PROVIDED MATERIAL.
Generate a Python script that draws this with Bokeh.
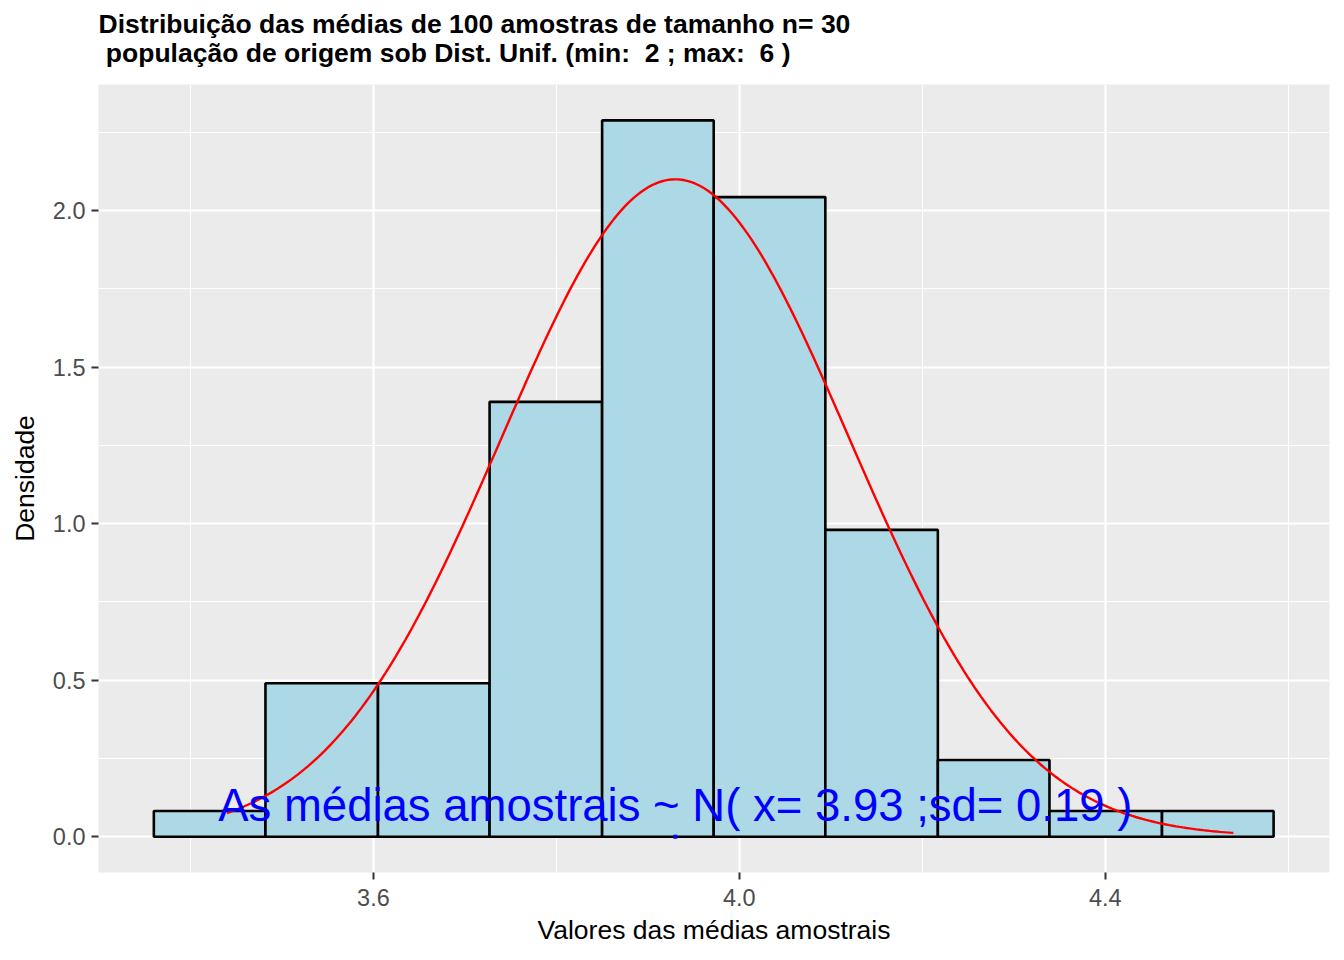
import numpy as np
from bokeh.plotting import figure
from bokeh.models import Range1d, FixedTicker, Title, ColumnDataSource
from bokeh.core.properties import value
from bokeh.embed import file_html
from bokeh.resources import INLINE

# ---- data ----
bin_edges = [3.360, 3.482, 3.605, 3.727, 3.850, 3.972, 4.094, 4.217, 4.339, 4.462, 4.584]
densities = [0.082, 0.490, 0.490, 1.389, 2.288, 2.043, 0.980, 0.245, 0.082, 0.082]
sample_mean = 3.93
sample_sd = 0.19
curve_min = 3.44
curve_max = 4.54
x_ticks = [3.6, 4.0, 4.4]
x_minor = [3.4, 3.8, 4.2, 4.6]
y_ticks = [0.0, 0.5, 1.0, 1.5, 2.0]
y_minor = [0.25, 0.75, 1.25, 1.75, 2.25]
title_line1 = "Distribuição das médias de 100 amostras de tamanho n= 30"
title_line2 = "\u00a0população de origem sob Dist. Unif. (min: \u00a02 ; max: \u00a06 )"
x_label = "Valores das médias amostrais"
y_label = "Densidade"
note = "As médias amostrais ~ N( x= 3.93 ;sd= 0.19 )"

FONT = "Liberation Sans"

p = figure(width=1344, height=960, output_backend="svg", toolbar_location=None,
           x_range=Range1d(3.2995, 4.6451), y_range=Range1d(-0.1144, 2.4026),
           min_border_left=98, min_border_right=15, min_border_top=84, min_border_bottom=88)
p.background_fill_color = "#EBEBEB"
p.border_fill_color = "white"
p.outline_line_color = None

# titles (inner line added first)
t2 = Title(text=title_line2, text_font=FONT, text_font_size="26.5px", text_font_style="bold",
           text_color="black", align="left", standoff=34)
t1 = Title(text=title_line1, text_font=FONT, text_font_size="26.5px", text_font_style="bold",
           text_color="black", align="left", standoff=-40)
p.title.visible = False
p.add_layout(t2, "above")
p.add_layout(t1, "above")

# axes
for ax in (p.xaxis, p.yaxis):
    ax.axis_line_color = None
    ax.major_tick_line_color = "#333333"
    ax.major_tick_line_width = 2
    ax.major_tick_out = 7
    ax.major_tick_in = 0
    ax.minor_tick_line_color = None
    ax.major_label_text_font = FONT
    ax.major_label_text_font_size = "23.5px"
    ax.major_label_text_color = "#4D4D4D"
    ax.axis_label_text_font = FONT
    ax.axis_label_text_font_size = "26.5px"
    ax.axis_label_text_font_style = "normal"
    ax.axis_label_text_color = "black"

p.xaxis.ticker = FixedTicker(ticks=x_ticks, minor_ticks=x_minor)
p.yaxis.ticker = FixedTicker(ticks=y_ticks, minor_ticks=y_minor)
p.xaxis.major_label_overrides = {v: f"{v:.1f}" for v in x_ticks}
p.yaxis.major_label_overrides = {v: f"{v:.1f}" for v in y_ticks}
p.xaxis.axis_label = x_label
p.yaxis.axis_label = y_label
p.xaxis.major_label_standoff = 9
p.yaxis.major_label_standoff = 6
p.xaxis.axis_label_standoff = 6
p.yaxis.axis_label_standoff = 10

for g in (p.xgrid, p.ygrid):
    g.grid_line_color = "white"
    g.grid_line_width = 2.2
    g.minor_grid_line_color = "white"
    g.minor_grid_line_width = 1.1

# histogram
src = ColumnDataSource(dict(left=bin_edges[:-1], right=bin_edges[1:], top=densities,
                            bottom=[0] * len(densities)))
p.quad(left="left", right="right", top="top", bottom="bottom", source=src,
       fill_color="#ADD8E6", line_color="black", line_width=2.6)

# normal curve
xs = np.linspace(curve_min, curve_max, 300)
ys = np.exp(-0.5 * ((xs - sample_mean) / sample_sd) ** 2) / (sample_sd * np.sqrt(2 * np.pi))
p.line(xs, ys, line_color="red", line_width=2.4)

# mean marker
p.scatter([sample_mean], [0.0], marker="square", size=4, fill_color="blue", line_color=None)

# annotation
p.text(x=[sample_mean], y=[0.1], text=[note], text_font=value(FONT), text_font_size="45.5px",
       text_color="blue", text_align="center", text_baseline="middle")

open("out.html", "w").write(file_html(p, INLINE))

EXERCISE AIM. Your task is to restate word for word the lines from the top of the data to the line containing "from bokeh.resources import INLINE", both ends included, with every picture left out.

EXERCISE OUTPUT.
Generate a Python script that draws this with Bokeh.
import numpy as np
from bokeh.plotting import figure
from bokeh.models import Range1d, FixedTicker, Title, ColumnDataSource
from bokeh.core.properties import value
from bokeh.embed import file_html
from bokeh.resources import INLINE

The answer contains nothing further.